- _THE EXERCISE_
Repeat every record below exactly, but leave out any pictures.

- _RECORDS FOR THIS EXERCISE_

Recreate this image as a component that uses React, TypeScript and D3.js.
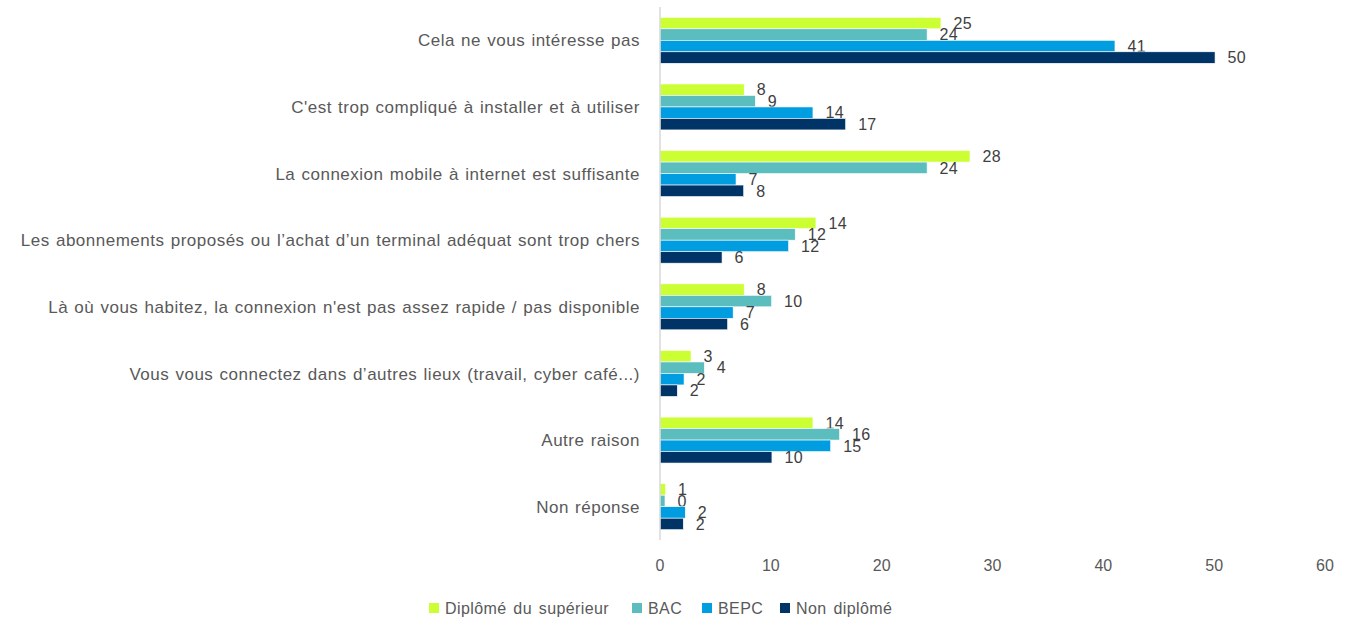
import React from "react";
import * as d3 from "d3";

const categories = [
  "Cela ne vous intéresse pas",
  "C'est trop compliqué à installer et à utiliser",
  "La connexion mobile à internet est suffisante",
  "Les abonnements proposés ou l’achat d’un terminal adéquat sont trop chers",
  "Là où vous habitez, la connexion n'est pas assez rapide / pas disponible",
  "Vous vous connectez dans d’autres lieux (travail, cyber café...)",
  "Autre raison",
  "Non réponse",
];

const seriesNames = ["Diplômé du supérieur", "BAC", "BEPC", "Non diplômé"];
const seriesColors = ["#CCFF33", "#5BBDBE", "#009DE0", "#003366"];

const superieur = [25.35, 7.6, 27.97, 14.07, 7.6, 2.8, 13.8, 0.5];
const bac = [24.1, 8.6, 24.1, 12.2, 10.07, 4.0, 16.2, 0.45];
const bepc = [41.05, 13.8, 6.86, 11.6, 6.6, 2.17, 15.4, 2.28];
const nonDiplome = [50.08, 16.75, 7.55, 5.6, 6.1, 1.56, 10.1, 2.1];

const xTicks = [0, 10, 20, 30, 40, 50, 60];

const W = 1353;
const H = 621;

export default function App() {
  const series = [superieur, bac, bepc, nonDiplome];
  const x = d3.scaleLinear().domain([0, 60]).range([660, 1325]);
  const y = d3
    .scaleBand<string>()
    .domain(categories)
    .range([7, 540])
    .paddingInner(0.31)
    .paddingOuter(0.155);
  const inner = d3
    .scaleBand<number>()
    .domain(d3.range(seriesNames.length))
    .range([0, y.bandwidth()]);

  const font = "'Liberation Sans', Arial, sans-serif";

  const legendX = [429, 632, 702, 780];

  return (
    <svg
      width={W}
      height={H}
      style={{ position: "absolute", left: 0, top: 0, background: "#fff" }}
      fontFamily={font}
    >
      {categories.map((c, i) => (
        <g key={c}>
          {series.map((vals, s) => {
            const yy = (y(c) as number) + (inner(s) as number);
            return (
              <g key={s}>
                <rect
                  x={x(0)}
                  y={yy}
                  width={x(vals[i]) - x(0)}
                  height={inner.bandwidth()}
                  fill={seriesColors[s]}
                  stroke="#ffffff"
                  strokeWidth={0.6}
                />
                <text
                  x={x(vals[i]) + 12.5}
                  y={yy + inner.bandwidth() / 2}
                  dy="0.36em"
                  fontSize={16}
                  fill="#404040"
                  letterSpacing={0.3}
                >
                  {Math.round(vals[i])}
                </text>
              </g>
            );
          })}
          <text
            x={640}
            y={(y(c) as number) + y.bandwidth() / 2}
            dy="0.36em"
            textAnchor="end"
            fontSize={17}
            fill="#595959"
            letterSpacing={0.5}
            wordSpacing={1}
          >
            {c}
          </text>
        </g>
      ))}
      <line x1={x(0)} x2={x(0)} y1={7} y2={540} stroke="#d9d9d9" strokeWidth={1.5} />
      {xTicks.map((t) => (
        <text
          key={t}
          x={x(t)}
          y={565}
          dy="0.36em"
          textAnchor="middle"
          fontSize={16}
          fill="#595959"
        >
          {t}
        </text>
      ))}
      {seriesNames.map((n, s) => (
        <g key={n}>
          <rect x={legendX[s]} y={603} width={10} height={10} fill={seriesColors[s]} />
          <text
            x={legendX[s] + 16}
            y={608}
            dy="0.36em"
            fontSize={16}
            fill="#595959"
            letterSpacing={0.4}
            wordSpacing={2}
          >
            {n}
          </text>
        </g>
      ))}
    </svg>
  );
}
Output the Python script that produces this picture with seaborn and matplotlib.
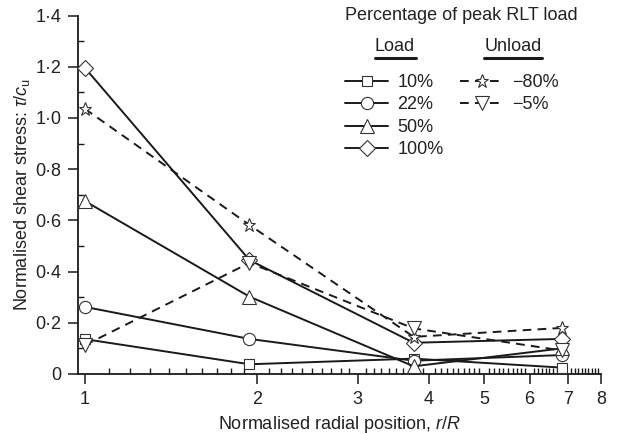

- _COMPLETE RESPONSE_
Recreate this image as a component that uses React, TypeScript and D3.js.
import React from "react";
import * as d3 from "d3";

const categories = [
  "Cela ne vous intéresse pas",
  "C'est trop compliqué à installer et à utiliser",
  "La connexion mobile à internet est suffisante",
  "Les abonnements proposés ou l’achat d’un terminal adéquat sont trop chers",
  "Là où vous habitez, la connexion n'est pas assez rapide / pas disponible",
  "Vous vous connectez dans d’autres lieux (travail, cyber café...)",
  "Autre raison",
  "Non réponse",
];

const seriesNames = ["Diplômé du supérieur", "BAC", "BEPC", "Non diplômé"];
const seriesColors = ["#CCFF33", "#5BBDBE", "#009DE0", "#003366"];

const superieur = [25.35, 7.6, 27.97, 14.07, 7.6, 2.8, 13.8, 0.5];
const bac = [24.1, 8.6, 24.1, 12.2, 10.07, 4.0, 16.2, 0.45];
const bepc = [41.05, 13.8, 6.86, 11.6, 6.6, 2.17, 15.4, 2.28];
const nonDiplome = [50.08, 16.75, 7.55, 5.6, 6.1, 1.56, 10.1, 2.1];

const xTicks = [0, 10, 20, 30, 40, 50, 60];

const W = 1353;
const H = 621;

export default function App() {
  const series = [superieur, bac, bepc, nonDiplome];
  const x = d3.scaleLinear().domain([0, 60]).range([660, 1325]);
  const y = d3
    .scaleBand<string>()
    .domain(categories)
    .range([7, 540])
    .paddingInner(0.31)
    .paddingOuter(0.155);
  const inner = d3
    .scaleBand<number>()
    .domain(d3.range(seriesNames.length))
    .range([0, y.bandwidth()]);

  const font = "'Liberation Sans', Arial, sans-serif";

  const legendX = [429, 632, 702, 780];

  return (
    <svg
      width={W}
      height={H}
      style={{ position: "absolute", left: 0, top: 0, background: "#fff" }}
      fontFamily={font}
    >
      {categories.map((c, i) => (
        <g key={c}>
          {series.map((vals, s) => {
            const yy = (y(c) as number) + (inner(s) as number);
            return (
              <g key={s}>
                <rect
                  x={x(0)}
                  y={yy}
                  width={x(vals[i]) - x(0)}
                  height={inner.bandwidth()}
                  fill={seriesColors[s]}
                  stroke="#ffffff"
                  strokeWidth={0.6}
                />
                <text
                  x={x(vals[i]) + 12.5}
                  y={yy + inner.bandwidth() / 2}
                  dy="0.36em"
                  fontSize={16}
                  fill="#404040"
                  letterSpacing={0.3}
                >
                  {Math.round(vals[i])}
                </text>
              </g>
            );
          })}
          <text
            x={640}
            y={(y(c) as number) + y.bandwidth() / 2}
            dy="0.36em"
            textAnchor="end"
            fontSize={17}
            fill="#595959"
            letterSpacing={0.5}
            wordSpacing={1}
          >
            {c}
          </text>
        </g>
      ))}
      <line x1={x(0)} x2={x(0)} y1={7} y2={540} stroke="#d9d9d9" strokeWidth={1.5} />
      {xTicks.map((t) => (
        <text
          key={t}
          x={x(t)}
          y={565}
          dy="0.36em"
          textAnchor="middle"
          fontSize={16}
          fill="#595959"
        >
          {t}
        </text>
      ))}
      {seriesNames.map((n, s) => (
        <g key={n}>
          <rect x={legendX[s]} y={603} width={10} height={10} fill={seriesColors[s]} />
          <text
            x={legendX[s] + 16}
            y={608}
            dy="0.36em"
            fontSize={16}
            fill="#595959"
            letterSpacing={0.4}
            wordSpacing={2}
          >
            {n}
          </text>
        </g>
      ))}
    </svg>
  );
}
Output the Python script that produces this picture with seaborn and matplotlib.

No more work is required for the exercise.